Selâm ile…
Tüm Müslümanların gözü aydın olsun; İbda Mimarı Salih Mirzabeyoğlu’nun maruz kaldığı hukuksuzluk nihayet sona erdi ve yargılanıp öncesinde idam cezası aldığı davadan beraat etti. 28 Aralık 1998 günü çocuklarının okulu önünde tutuklanmasıyla başlayan, tutuklu bulunduğu cezaevine yapılan askerî operasyonlarla süren, önce idama ve değişen müktesebat gereği müebbet hapis cezasına çarptırılmasıyla devam eden 16 senelik hukuksuzluk nihayete erdi.
Salih Mirzabeyoğlu, 2001 senesinde, kendisine verilen idam kararını “Tiyatro Bitti!” diye nitelendirmişti. Esasında, mahkemeden çok evvel İslâm düşmanı mahfillerde karar alınmış, dönemin emniyet ve yargısı tarafından da alınan karar tiyatrovâri mizansenlerle sahnelenmişti. Salih Mirzabeyoğlu’nun “tiyatro bitti” derken dikkat çekmek istediği şey buydu. Duruşmalara katılmayı reddetmemesi bu tiyatroya alet olmamak içindi.
Sahnelenen her ne kadar bir tiyatro olsa da, yapılmak istenen, Mirzabeyoğlu’nun şahsında Türkiye ve dolayısıyla İslâm Âlemi’nin kurtuluş ümidini idama mahkûm etmekti. Olmadı, verdikleri hüküm müddetince bile koltuklarını muhafaza edemediler.
Böylelikle, fikri idam teşebbüsü ile başlayan süreç, Kumandan Mirzabeyoğlu’nun “af, affedenlerin de affedilmesine yol açar” ifâdesinde vücut bulan mânâ ile tamamlanmış oldu. Mahkemenin aldığı bu karar, sadece bir mütefekkirin şahsıyla değil, aynı zamanda Müslüman Anadolu İnsanı’nın, bir milletin akıbeti ile alâkalıdır. karşılığını görecektir.

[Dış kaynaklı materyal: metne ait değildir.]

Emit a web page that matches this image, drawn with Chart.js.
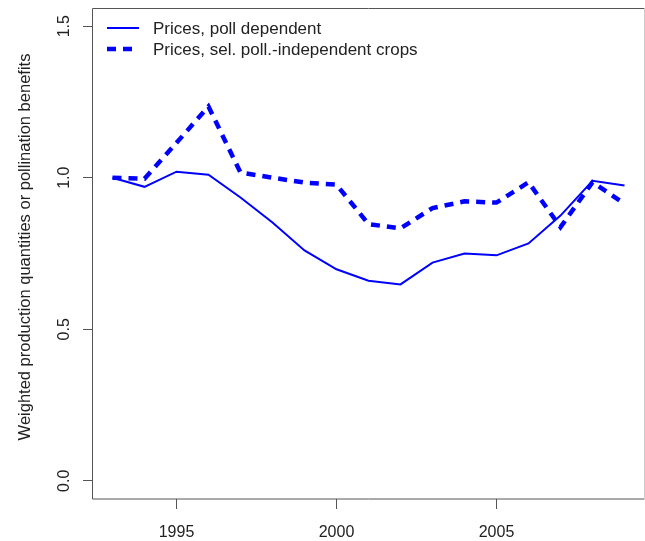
<!DOCTYPE html>
<html>
<head>
<meta charset="utf-8">
<script src="https://cdn.jsdelivr.net/npm/chart.js@4.4.1/dist/chart.umd.min.js"></script>
<style>
  html, body { margin: 0; padding: 0; background: #fff; }
  #wrap { width: 645px; height: 541px; }
</style>
</head>
<body>
<div id="wrap"><canvas id="c" width="645" height="541"></canvas></div>
<script>
// dados
const years = [1993, 1994, 1995, 1996, 1997, 1998, 1999, 2000, 2001, 2002, 2003, 2004, 2005, 2006, 2007, 2008, 2009];
const pollDependent = [1.00, 0.970, 1.020, 1.010, 0.935, 0.852, 0.760, 0.698, 0.660, 0.648, 0.720, 0.750, 0.744, 0.783, 0.875, 0.990, 0.974];
const pollIndependent = [1.00, 0.997, 1.115, 1.235, 1.017, 1.000, 0.984, 0.977, 0.847, 0.833, 0.900, 0.922, 0.918, 0.985, 0.837, 0.985, 0.914];
const xTicks = [1995, 2000, 2005];
const yTicks = [0.0, 0.5, 1.0, 1.5];
const yTickLabels = ["0.0", "0.5", "1.0", "1.5"];
const seriesNames = ["Prices, poll dependent", "Prices, sel. poll.-independent crops"];
const yTitle = "Weighted production quantities or pollination benefits";

const FONT = '"Liberation Sans", Arial, sans-serif';
const AXIS = "#555";
const TEXT = "#222";

// caixa, rótulos do eixo y e legenda desenhados à mão (estilo R)
const rPlot = {
  id: "rPlot",
  afterDraw(chart) {
    const ctx = chart.ctx;
    const a = chart.chartArea;
    const ys = chart.scales.y;
    ctx.save();
    ctx.strokeStyle = AXIS;
    ctx.lineWidth = 1;
    ctx.beginPath();
    ctx.moveTo(a.right - 0.5, a.bottom);
    ctx.lineTo(a.left + 0.5, a.bottom);
    ctx.lineTo(a.left + 0.5, a.top + 0.5);
    ctx.lineTo(a.right - 0.5, a.top + 0.5);
    ctx.stroke();
    // borda direita quase invisível, como no original
    ctx.strokeStyle = "#ccc";
    ctx.beginPath();
    ctx.moveTo(a.right - 0.5, a.top + 0.5);
    ctx.lineTo(a.right - 0.5, a.bottom);
    ctx.stroke();

    // rótulos do eixo y, girados
    ctx.fillStyle = TEXT;
    ctx.font = "16px " + FONT;
    ctx.textAlign = "center";
    ctx.textBaseline = "middle";
    yTicks.forEach((v, i) => {
      const py = ys.getPixelForValue(v);
      ctx.save();
      ctx.translate(65, py);
      ctx.rotate(-Math.PI / 2);
      ctx.fillText(yTickLabels[i], 0, 0);
      ctx.restore();
    });

    // título do eixo y
    ctx.font = "16.5px " + FONT;
    ctx.save();
    ctx.translate(25, 247);
    ctx.rotate(-Math.PI / 2);
    ctx.fillText(yTitle, 0, 0);
    ctx.restore();

    // legenda
    ctx.font = "17px " + FONT;
    chart.data.datasets.forEach((ds, i) => {
      const ly = 28 + i * 21;
      ctx.strokeStyle = ds.borderColor;
      ctx.lineWidth = ds.borderWidth;
      ctx.setLineDash(ds.borderDash || []);
      ctx.beginPath();
      ctx.moveTo(107, ly);
      ctx.lineTo(139, ly);
      ctx.stroke();
      ctx.setLineDash([]);
      ctx.fillStyle = TEXT;
      ctx.textAlign = "left";
      ctx.fillText(ds.label, 153, ly + 1);
    });
    ctx.restore();
  },
};

const ctx = document.getElementById("c").getContext("2d");
new Chart(ctx, {
  type: "line",
  data: {
    datasets: [
      {
        label: seriesNames[0],
        data: years.map((y, i) => ({ x: y, y: pollDependent[i] })),
        borderColor: "#0000FF",
        borderWidth: 2,
        pointRadius: 0,
        tension: 0,
      },
      {
        label: seriesNames[1],
        data: years.map((y, i) => ({ x: y, y: pollIndependent[i] })),
        borderColor: "#0000FF",
        borderWidth: 4.5,
        borderDash: [9, 7],
        borderCapStyle: "butt",
        pointRadius: 0,
        tension: 0,
      },
    ],
  },
  options: {
    responsive: false,
    animation: false,
    layout: { padding: { top: 8, right: 0, left: 0, bottom: 0 } },
    plugins: { legend: { display: false }, tooltip: { enabled: false } },
    scales: {
      x: {
        type: "linear",
        min: 1992.36,
        max: 2009.64,
        afterBuildTicks: (s) => { s.ticks = xTicks.map((v) => ({ value: v })); },
        afterFit: (s) => { s.height = 42; },
        border: { display: false },
        grid: { drawOnChartArea: false, drawTicks: true, tickLength: 10, color: AXIS },
        ticks: {
          color: TEXT,
          font: { size: 16, family: FONT },
          padding: 14,
          maxRotation: 0,
          callback: (v) => String(v),
        },
      },
      y: {
        min: -0.06,
        max: 1.56,
        afterBuildTicks: (s) => { s.ticks = yTicks.map((v) => ({ value: v })); },
        afterFit: (s) => { s.width = 92; },
        border: { display: false },
        grid: { drawOnChartArea: false, drawTicks: true, tickLength: 9, color: AXIS },
        ticks: { display: false },
      },
    },
  },
  plugins: [rPlot],
});
</script>
</body>
</html>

Kapağımıza bu meseleyi taşıdık ve “14. Ağır Ceza Mahke-mesi’nden Türk Milleti Adına Karar: Salih Mirzabeyoğlu’na Beraat…” manşetini attık. Kapak mevzumuzu Ömer Emre Akcebe “Adalet Nihayet Tecelli Etti” başlıklı yazısında kaleme aldı.
***
Nazif Keskin, Mütefekkir Salih Mirzabeyoğlu’nun bâtıla karşı verdiği mücadeleyi “Batı Yamyamlığına Karşı Aydınlık Savaşçısı” başlıklı yazısında ele alıyor.
28 Şubat’ın hukuksuz ikliminde yargılanan ve hâlâ cezaevinde olan İsmail Uysal, “Meydan Okuyan Bir Haykırışla, Andolsun Muhteşemdi Metris, Andolsun Şanlıydı Bandırma” başlıklı yazısında İbdacıları 1999 senesinde Metris ve Bandırma cezaevlerinde verdiği direnişi işliyor.

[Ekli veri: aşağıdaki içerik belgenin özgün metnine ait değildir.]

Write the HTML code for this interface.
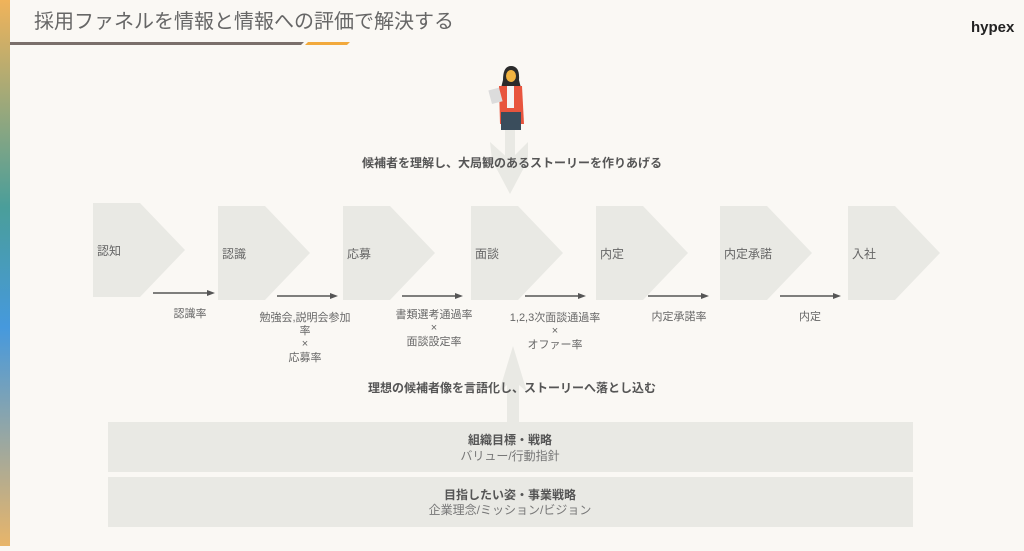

Genç yazarlarımızdan Baran Demir, “28 Şubatçılık Oynayanlara” başlıklı yazısı ile dergimizde…
Medeniyet Üniversitesi Öğretim Görevlisi ve SETA Vakfı Araştırmacılarından Yrd. Doç. Dr. Ali Aslan ile başkanlık sistemi üzerine bir söyleşi gerçekleştirdik. Alâka ile okuyacağınızı umuyoruz.
Yazarımız Fatih Turplu “Time Over” başlıklı yazısında FETÖ’nün yayın organı Zaman Gazetesi’nin kayyuma devredilmesinden bahsediyor.

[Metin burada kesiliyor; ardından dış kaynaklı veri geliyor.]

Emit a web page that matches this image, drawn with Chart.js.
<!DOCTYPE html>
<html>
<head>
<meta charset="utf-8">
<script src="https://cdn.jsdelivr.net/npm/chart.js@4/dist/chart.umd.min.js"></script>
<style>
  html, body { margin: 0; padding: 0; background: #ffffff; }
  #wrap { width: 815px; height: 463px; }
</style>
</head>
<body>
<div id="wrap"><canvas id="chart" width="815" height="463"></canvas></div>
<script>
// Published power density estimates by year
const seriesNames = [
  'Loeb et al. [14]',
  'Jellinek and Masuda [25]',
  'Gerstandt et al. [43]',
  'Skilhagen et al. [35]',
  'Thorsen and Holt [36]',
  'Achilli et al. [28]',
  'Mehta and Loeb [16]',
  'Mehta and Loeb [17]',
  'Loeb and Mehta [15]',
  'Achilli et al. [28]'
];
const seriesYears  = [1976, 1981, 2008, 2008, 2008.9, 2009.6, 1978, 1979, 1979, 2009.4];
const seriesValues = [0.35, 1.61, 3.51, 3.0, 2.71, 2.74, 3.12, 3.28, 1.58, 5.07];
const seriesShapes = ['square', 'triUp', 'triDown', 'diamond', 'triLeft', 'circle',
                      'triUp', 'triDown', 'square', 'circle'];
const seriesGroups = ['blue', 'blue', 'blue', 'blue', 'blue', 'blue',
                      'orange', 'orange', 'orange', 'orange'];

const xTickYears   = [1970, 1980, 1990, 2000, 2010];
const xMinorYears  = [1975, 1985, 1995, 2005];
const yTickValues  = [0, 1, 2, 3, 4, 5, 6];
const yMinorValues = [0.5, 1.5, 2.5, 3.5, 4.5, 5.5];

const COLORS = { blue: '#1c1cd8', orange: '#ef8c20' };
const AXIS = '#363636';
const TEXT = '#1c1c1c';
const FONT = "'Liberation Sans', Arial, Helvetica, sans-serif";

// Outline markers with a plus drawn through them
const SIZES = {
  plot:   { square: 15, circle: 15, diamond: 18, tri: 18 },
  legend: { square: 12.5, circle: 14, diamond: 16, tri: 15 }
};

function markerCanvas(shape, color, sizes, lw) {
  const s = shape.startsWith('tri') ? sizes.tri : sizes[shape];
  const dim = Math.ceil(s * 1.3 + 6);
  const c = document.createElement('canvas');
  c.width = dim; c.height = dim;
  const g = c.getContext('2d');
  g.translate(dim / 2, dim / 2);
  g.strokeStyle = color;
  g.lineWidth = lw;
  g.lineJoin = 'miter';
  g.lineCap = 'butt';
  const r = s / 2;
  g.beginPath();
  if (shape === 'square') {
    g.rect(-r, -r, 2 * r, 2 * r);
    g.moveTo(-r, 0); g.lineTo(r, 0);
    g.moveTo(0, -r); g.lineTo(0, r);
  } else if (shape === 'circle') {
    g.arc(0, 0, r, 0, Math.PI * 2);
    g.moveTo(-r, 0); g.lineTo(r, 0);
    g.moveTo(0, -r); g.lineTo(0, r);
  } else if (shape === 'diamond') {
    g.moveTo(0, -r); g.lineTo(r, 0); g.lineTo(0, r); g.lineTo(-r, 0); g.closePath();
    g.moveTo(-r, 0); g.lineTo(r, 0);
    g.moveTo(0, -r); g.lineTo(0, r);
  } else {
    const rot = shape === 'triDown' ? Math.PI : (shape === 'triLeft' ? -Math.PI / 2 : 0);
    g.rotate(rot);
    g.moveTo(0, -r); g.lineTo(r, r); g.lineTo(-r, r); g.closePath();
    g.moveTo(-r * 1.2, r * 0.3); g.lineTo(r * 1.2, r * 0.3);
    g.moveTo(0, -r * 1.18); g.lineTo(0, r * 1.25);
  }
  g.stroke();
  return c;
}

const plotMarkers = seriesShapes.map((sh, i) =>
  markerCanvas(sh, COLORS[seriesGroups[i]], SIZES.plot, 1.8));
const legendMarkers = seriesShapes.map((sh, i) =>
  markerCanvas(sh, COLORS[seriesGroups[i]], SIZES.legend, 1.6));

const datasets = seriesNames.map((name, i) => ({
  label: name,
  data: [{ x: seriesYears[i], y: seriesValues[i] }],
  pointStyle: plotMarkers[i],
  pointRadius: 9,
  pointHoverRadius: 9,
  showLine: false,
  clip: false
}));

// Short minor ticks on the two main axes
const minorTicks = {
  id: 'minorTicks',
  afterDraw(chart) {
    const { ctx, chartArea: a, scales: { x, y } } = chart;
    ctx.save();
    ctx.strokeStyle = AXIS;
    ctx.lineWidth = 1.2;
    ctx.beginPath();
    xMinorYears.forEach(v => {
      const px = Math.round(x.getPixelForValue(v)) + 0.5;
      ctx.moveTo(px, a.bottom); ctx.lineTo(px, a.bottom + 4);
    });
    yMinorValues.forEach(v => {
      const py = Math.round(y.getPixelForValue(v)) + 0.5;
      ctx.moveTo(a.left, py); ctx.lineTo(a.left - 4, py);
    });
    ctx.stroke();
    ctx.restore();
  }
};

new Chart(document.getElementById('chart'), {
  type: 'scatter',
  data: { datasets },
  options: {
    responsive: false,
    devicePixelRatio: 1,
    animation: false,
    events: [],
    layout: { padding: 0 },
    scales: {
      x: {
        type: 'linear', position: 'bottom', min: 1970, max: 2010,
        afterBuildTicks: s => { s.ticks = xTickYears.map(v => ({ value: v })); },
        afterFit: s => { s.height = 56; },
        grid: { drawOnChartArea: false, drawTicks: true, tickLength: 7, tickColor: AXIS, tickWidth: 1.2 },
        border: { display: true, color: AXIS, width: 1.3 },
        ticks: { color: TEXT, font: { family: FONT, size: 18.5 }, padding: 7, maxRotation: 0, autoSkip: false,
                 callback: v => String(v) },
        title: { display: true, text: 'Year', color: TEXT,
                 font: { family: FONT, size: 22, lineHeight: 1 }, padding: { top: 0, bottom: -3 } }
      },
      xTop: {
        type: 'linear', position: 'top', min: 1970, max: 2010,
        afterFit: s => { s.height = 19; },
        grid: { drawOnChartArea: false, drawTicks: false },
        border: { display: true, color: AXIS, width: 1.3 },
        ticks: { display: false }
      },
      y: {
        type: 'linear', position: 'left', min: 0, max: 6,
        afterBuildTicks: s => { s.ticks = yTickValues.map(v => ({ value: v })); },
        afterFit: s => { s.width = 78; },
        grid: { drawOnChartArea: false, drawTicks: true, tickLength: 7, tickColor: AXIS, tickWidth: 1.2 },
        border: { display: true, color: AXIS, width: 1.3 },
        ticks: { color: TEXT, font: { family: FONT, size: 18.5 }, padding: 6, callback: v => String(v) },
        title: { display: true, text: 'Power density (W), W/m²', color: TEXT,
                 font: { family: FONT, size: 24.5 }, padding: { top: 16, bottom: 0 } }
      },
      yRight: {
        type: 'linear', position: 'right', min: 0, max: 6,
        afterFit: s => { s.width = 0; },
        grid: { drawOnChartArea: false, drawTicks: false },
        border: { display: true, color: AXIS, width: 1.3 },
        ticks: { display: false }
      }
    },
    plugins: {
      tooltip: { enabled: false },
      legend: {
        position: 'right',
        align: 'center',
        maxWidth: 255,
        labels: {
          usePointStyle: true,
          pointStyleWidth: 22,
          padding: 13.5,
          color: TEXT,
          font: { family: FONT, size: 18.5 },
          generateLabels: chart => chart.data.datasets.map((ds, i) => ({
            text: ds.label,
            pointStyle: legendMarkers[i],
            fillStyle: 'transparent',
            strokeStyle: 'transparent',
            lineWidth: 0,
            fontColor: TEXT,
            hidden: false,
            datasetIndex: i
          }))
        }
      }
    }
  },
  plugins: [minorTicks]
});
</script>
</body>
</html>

Mütefekkir Salih Mirzabeyoğlu’nun kendine has bir üslup ve metod ile kaleme aldığı Ölüm Odası B-Yedi’nin 303. bölümünün alt başlığı “Üç Hilâl Bir Yıldız”…
Abdullah Kiracı, İslâm vakıflarını “Kâr Gayesi Taşımayan Vakıflardan Yararlanabilecekler” başlıklı yazısıyla incelemeye devam ediyor.
Gülçin Şenel, “Sabahattin Ali’nin Kısa Hayatı” başlıklı yazısıyla dergimizde…
Haberlerimiz ve diğer muhtevamızla birlikte bu haftanın muhtevası böyle…
Gelecek sayımızda görüşmek dileğiyle, Allah’a emanet olun.